### Provided data
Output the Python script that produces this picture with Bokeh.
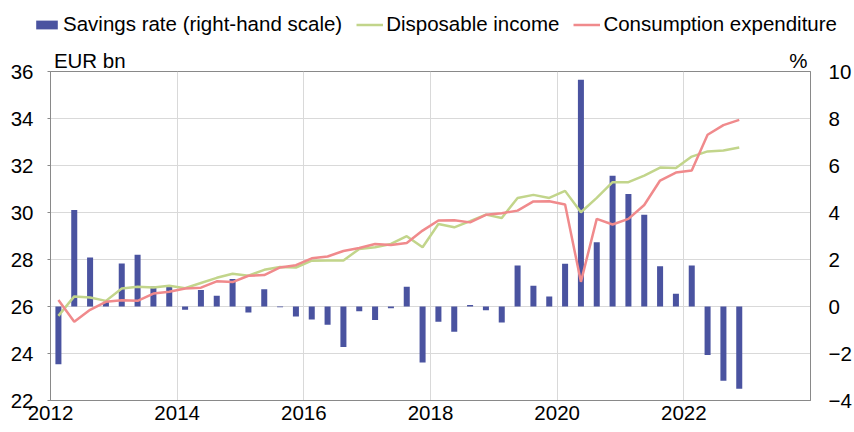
from bokeh.plotting import figure
from bokeh.models import Range1d, LinearAxis, FixedTicker, Legend, LegendItem, ColumnDataSource
from bokeh.layouts import column
from bokeh.embed import file_html
from bokeh.resources import INLINE

# ---- data (quarterly, 2012Q1 - 2022Q4) ----
years = list(range(2012, 2023))
quarters = [f"{y}Q{q}" for y in years for q in (1, 2, 3, 4)]

savings_rate = [
    -2.46, 4.11, 2.09, 0.20,
    1.83, 2.20, 0.85, 0.85,
    -0.14, 0.70, 0.46, 1.17,
    -0.26, 0.73, -0.03, -0.43,
    -0.55, -0.78, -1.72, -0.20,
    -0.57, -0.07, 0.84, -2.38,
    -0.65, -1.07, 0.06, -0.16,
    -0.68, 1.74, 0.88, 0.43,
    1.82, 9.65, 2.73, 5.56,
    4.79, 3.90, 1.71, 0.54,
    1.74, -2.06, -3.16, -3.50,
]

disposable_income = [
    25.60, 26.43, 26.38, 26.24,
    26.77, 26.84, 26.81, 26.88,
    26.78, 27.00, 27.22, 27.39,
    27.31, 27.56, 27.68, 27.66,
    27.95, 27.96, 27.96, 28.45,
    28.52, 28.66, 28.99, 28.52,
    29.51, 29.37, 29.63, 29.91,
    29.77, 30.62, 30.75, 30.62,
    30.92, 30.01, 30.62, 31.29,
    31.29, 31.57, 31.91, 31.89,
    32.38, 32.60, 32.64, 32.77,
]

consumption = [
    26.28, 25.35, 25.86, 26.20,
    26.27, 26.24, 26.55, 26.63,
    26.77, 26.80, 27.07, 27.04,
    27.31, 27.34, 27.66, 27.76,
    28.05, 28.13, 28.36, 28.49,
    28.66, 28.62, 28.70, 29.23,
    29.66, 29.67, 29.58, 29.90,
    29.97, 30.08, 30.47, 30.48,
    30.34, 27.05, 29.73, 29.49,
    29.73, 30.32, 31.36, 31.70,
    31.79, 33.31, 33.72, 33.94,
]

series_names = ["Savings rate (right-hand scale)", "Disposable income", "Consumption expenditure"]
x_ticks = [2012, 2014, 2016, 2018, 2020, 2022]
left_ticks = [22, 24, 26, 28, 30, 32, 34, 36]
right_ticks = [-4, -2, 0, 2, 4, 6, 8, 10]
unit_labels = {2012.62: "EUR bn", 2023.81: "%"}

# quarter mid-points in fractional years
xq = [int(q[:4]) + (int(q[-1]) - 0.5) / 4 for q in quarters]

src = ColumnDataSource(dict(x=xq, sav=savings_rate, inc=disposable_income, con=consumption))

FONT = "Liberation Sans"
FS = "20.5px"
BAR = "#4a53a0"
GREEN = "#c2d58b"
RED = "#f08a8c"
GRID = "#d9d9d9"
AXIS = "#898989"
W = 854
H_HEAD = 45

# ---------------- legend strip ----------------
head = figure(width=W, height=H_HEAD, output_backend="svg", toolbar_location=None,
              x_range=Range1d(0, 1), y_range=Range1d(0, 1),
              x_axis_type=None, y_axis_type=None, min_border=0)
head.frame_align = False
head.outline_line_color = None
head.xgrid.visible = False
head.ygrid.visible = False
# legend-key renderers: one point each, placed outside the visible range
key = ColumnDataSource(dict(x=[-5, -4], y=[-5, -5], top=[-5, -5]))
lb = head.vbar(x="x", top="top", width=0.1, source=key, fill_color=BAR, line_color=None)
lg = head.line(x="x", y="y", source=key, line_color=GREEN, line_width=2.5)
lr = head.line(x="x", y="y", source=key, line_color=RED, line_width=2.5)
legend = Legend(items=[
    LegendItem(label=series_names[0], renderers=[lb]),
    LegendItem(label=series_names[1], renderers=[lg]),
    LegendItem(label=series_names[2], renderers=[lr]),
], orientation="horizontal", location=(33, 9))
legend.glyph_width = 27
legend.glyph_height = 11
legend.label_standoff = 3
legend.spacing = 14
legend.padding = 0
legend.margin = 0
legend.border_line_color = None
legend.background_fill_alpha = 0
legend.label_text_font = FONT
legend.label_text_font_size = FS
legend.label_text_color = "#000000"
legend.label_height = 20
head.add_layout(legend, "center")

# ---------------- main chart ----------------
p = figure(width=W, height=432 - H_HEAD, output_backend="svg", toolbar_location=None,
           x_range=Range1d(2012, 2024), y_range=Range1d(22, 36),
           min_border_left=50, min_border_right=43, min_border_top=23, min_border_bottom=32)
p.frame_align = False
p.extra_y_ranges = {"right": Range1d(-4, 10)}

p.outline_line_color = AXIS
p.outline_line_width = 1
p.background_fill_color = "white"
p.border_fill_color = "white"

p.xgrid.ticker = FixedTicker(ticks=x_ticks + [2024])
p.ygrid.ticker = FixedTicker(ticks=left_ticks)
p.xgrid.grid_line_color = GRID
p.ygrid.grid_line_color = GRID

xa = p.xaxis[0]
xa.ticker = FixedTicker(ticks=x_ticks)
ya = p.yaxis[0]
ya.ticker = FixedTicker(ticks=left_ticks)

for ax in (xa, ya):
    ax.axis_line_color = AXIS
    ax.major_tick_line_color = AXIS
    ax.minor_tick_line_color = None
    ax.major_tick_in = 0
    ax.major_label_text_font = FONT
    ax.major_label_text_font_size = FS
    ax.major_label_text_color = "#000000"
xa.major_tick_out = 0
xa.major_label_standoff = 5
ya.major_tick_out = 3
ya.major_label_standoff = 14

ra = LinearAxis(y_range_name="right", ticker=FixedTicker(ticks=right_ticks))
ra.axis_line_color = AXIS
ra.major_tick_line_color = None
ra.minor_tick_line_color = None
ra.major_tick_in = 0
ra.major_tick_out = 0
ra.major_label_standoff = 18
ra.major_label_text_font = FONT
ra.major_label_text_font_size = FS
ra.major_label_text_color = "#000000"
p.add_layout(ra, "right")

# unit captions above the frame ("EUR bn" left, "%" right)
ua = LinearAxis(ticker=FixedTicker(ticks=list(unit_labels.keys())),
                major_label_overrides=unit_labels)
ua.axis_line_color = None
ua.major_tick_line_color = None
ua.minor_tick_line_color = None
ua.major_tick_in = 0
ua.major_tick_out = 0
ua.major_label_standoff = 0
ua.major_label_text_font = FONT
ua.major_label_text_font_size = FS
ua.major_label_text_color = "#000000"
p.add_layout(ua, "above")

p.vbar(x="x", top="sav", bottom=0, width=0.095, source=src,
       fill_color=BAR, line_color=None, y_range_name="right")
p.line(x="x", y="inc", source=src, line_color=GREEN, line_width=2.5)
p.line(x="x", y="con", source=src, line_color=RED, line_width=2.5)

layout = column(head, p, spacing=0)
open("out.html", "w").write(file_html(layout, INLINE))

### Directive
Except for the pictures, copy the material above exactly.

### Reply
Output the Python script that produces this picture with Bokeh.
from bokeh.plotting import figure
from bokeh.models import Range1d, LinearAxis, FixedTicker, Legend, LegendItem, ColumnDataSource
from bokeh.layouts import column
from bokeh.embed import file_html
from bokeh.resources import INLINE

# ---- data (quarterly, 2012Q1 - 2022Q4) ----
years = list(range(2012, 2023))
quarters = [f"{y}Q{q}" for y in years for q in (1, 2, 3, 4)]

savings_rate = [
    -2.46, 4.11, 2.09, 0.20,
    1.83, 2.20, 0.85, 0.85,
    -0.14, 0.70, 0.46, 1.17,
    -0.26, 0.73, -0.03, -0.43,
    -0.55, -0.78, -1.72, -0.20,
    -0.57, -0.07, 0.84, -2.38,
    -0.65, -1.07, 0.06, -0.16,
    -0.68, 1.74, 0.88, 0.43,
    1.82, 9.65, 2.73, 5.56,
    4.79, 3.90, 1.71, 0.54,
    1.74, -2.06, -3.16, -3.50,
]

disposable_income = [
    25.60, 26.43, 26.38, 26.24,
    26.77, 26.84, 26.81, 26.88,
    26.78, 27.00, 27.22, 27.39,
    27.31, 27.56, 27.68, 27.66,
    27.95, 27.96, 27.96, 28.45,
    28.52, 28.66, 28.99, 28.52,
    29.51, 29.37, 29.63, 29.91,
    29.77, 30.62, 30.75, 30.62,
    30.92, 30.01, 30.62, 31.29,
    31.29, 31.57, 31.91, 31.89,
    32.38, 32.60, 32.64, 32.77,
]

consumption = [
    26.28, 25.35, 25.86, 26.20,
    26.27, 26.24, 26.55, 26.63,
    26.77, 26.80, 27.07, 27.04,
    27.31, 27.34, 27.66, 27.76,
    28.05, 28.13, 28.36, 28.49,
    28.66, 28.62, 28.70, 29.23,
    29.66, 29.67, 29.58, 29.90,
    29.97, 30.08, 30.47, 30.48,
    30.34, 27.05, 29.73, 29.49,
    29.73, 30.32, 31.36, 31.70,
    31.79, 33.31, 33.72, 33.94,
]

series_names = ["Savings rate (right-hand scale)", "Disposable income", "Consumption expenditure"]
x_ticks = [2012, 2014, 2016, 2018, 2020, 2022]
left_ticks = [22, 24, 26, 28, 30, 32, 34, 36]
right_ticks = [-4, -2, 0, 2, 4, 6, 8, 10]
unit_labels = {2012.62: "EUR bn", 2023.81: "%"}

# quarter mid-points in fractional years
xq = [int(q[:4]) + (int(q[-1]) - 0.5) / 4 for q in quarters]

src = ColumnDataSource(dict(x=xq, sav=savings_rate, inc=disposable_income, con=consumption))

FONT = "Liberation Sans"
FS = "20.5px"
BAR = "#4a53a0"
GREEN = "#c2d58b"
RED = "#f08a8c"
GRID = "#d9d9d9"
AXIS = "#898989"
W = 854
H_HEAD = 45

# ---------------- legend strip ----------------
head = figure(width=W, height=H_HEAD, output_backend="svg", toolbar_location=None,
              x_range=Range1d(0, 1), y_range=Range1d(0, 1),
              x_axis_type=None, y_axis_type=None, min_border=0)
head.frame_align = False
head.outline_line_color = None
head.xgrid.visible = False
head.ygrid.visible = False
# legend-key renderers: one point each, placed outside the visible range
key = ColumnDataSource(dict(x=[-5, -4], y=[-5, -5], top=[-5, -5]))
lb = head.vbar(x="x", top="top", width=0.1, source=key, fill_color=BAR, line_color=None)
lg = head.line(x="x", y="y", source=key, line_color=GREEN, line_width=2.5)
lr = head.line(x="x", y="y", source=key, line_color=RED, line_width=2.5)
legend = Legend(items=[
    LegendItem(label=series_names[0], renderers=[lb]),
    LegendItem(label=series_names[1], renderers=[lg]),
    LegendItem(label=series_names[2], renderers=[lr]),
], orientation="horizontal", location=(33, 9))
legend.glyph_width = 27
legend.glyph_height = 11
legend.label_standoff = 3
legend.spacing = 14
legend.padding = 0
legend.margin = 0
legend.border_line_color = None
legend.background_fill_alpha = 0
legend.label_text_font = FONT
legend.label_text_font_size = FS
legend.label_text_color = "#000000"
legend.label_height = 20
head.add_layout(legend, "center")

# ---------------- main chart ----------------
p = figure(width=W, height=432 - H_HEAD, output_backend="svg", toolbar_location=None,
           x_range=Range1d(2012, 2024), y_range=Range1d(22, 36),
           min_border_left=50, min_border_right=43, min_border_top=23, min_border_bottom=32)
p.frame_align = False
p.extra_y_ranges = {"right": Range1d(-4, 10)}

p.outline_line_color = AXIS
p.outline_line_width = 1
p.background_fill_color = "white"
p.border_fill_color = "white"

p.xgrid.ticker = FixedTicker(ticks=x_ticks + [2024])
p.ygrid.ticker = FixedTicker(ticks=left_ticks)
p.xgrid.grid_line_color = GRID
p.ygrid.grid_line_color = GRID

xa = p.xaxis[0]
xa.ticker = FixedTicker(ticks=x_ticks)
ya = p.yaxis[0]
ya.ticker = FixedTicker(ticks=left_ticks)

for ax in (xa, ya):
    ax.axis_line_color = AXIS
    ax.major_tick_line_color = AXIS
    ax.minor_tick_line_color = None
    ax.major_tick_in = 0
    ax.major_label_text_font = FONT
    ax.major_label_text_font_size = FS
    ax.major_label_text_color = "#000000"
xa.major_tick_out = 0
xa.major_label_standoff = 5
ya.major_tick_out = 3
ya.major_label_standoff = 14

ra = LinearAxis(y_range_name="right", ticker=FixedTicker(ticks=right_ticks))
ra.axis_line_color = AXIS
ra.major_tick_line_color = None
ra.minor_tick_line_color = None
ra.major_tick_in = 0
ra.major_tick_out = 0
ra.major_label_standoff = 18
ra.major_label_text_font = FONT
ra.major_label_text_font_size = FS
ra.major_label_text_color = "#000000"
p.add_layout(ra, "right")

# unit captions above the frame ("EUR bn" left, "%" right)
ua = LinearAxis(ticker=FixedTicker(ticks=list(unit_labels.keys())),
                major_label_overrides=unit_labels)
ua.axis_line_color = None
ua.major_tick_line_color = None
ua.minor_tick_line_color = None
ua.major_tick_in = 0
ua.major_tick_out = 0
ua.major_label_standoff = 0
ua.major_label_text_font = FONT
ua.major_label_text_font_size = FS
ua.major_label_text_color = "#000000"
p.add_layout(ua, "above")

p.vbar(x="x", top="sav", bottom=0, width=0.095, source=src,
       fill_color=BAR, line_color=None, y_range_name="right")
p.line(x="x", y="inc", source=src, line_color=GREEN, line_width=2.5)
p.line(x="x", y="con", source=src, line_color=RED, line_width=2.5)

layout = column(head, p, spacing=0)
open("out.html", "w").write(file_html(layout, INLINE))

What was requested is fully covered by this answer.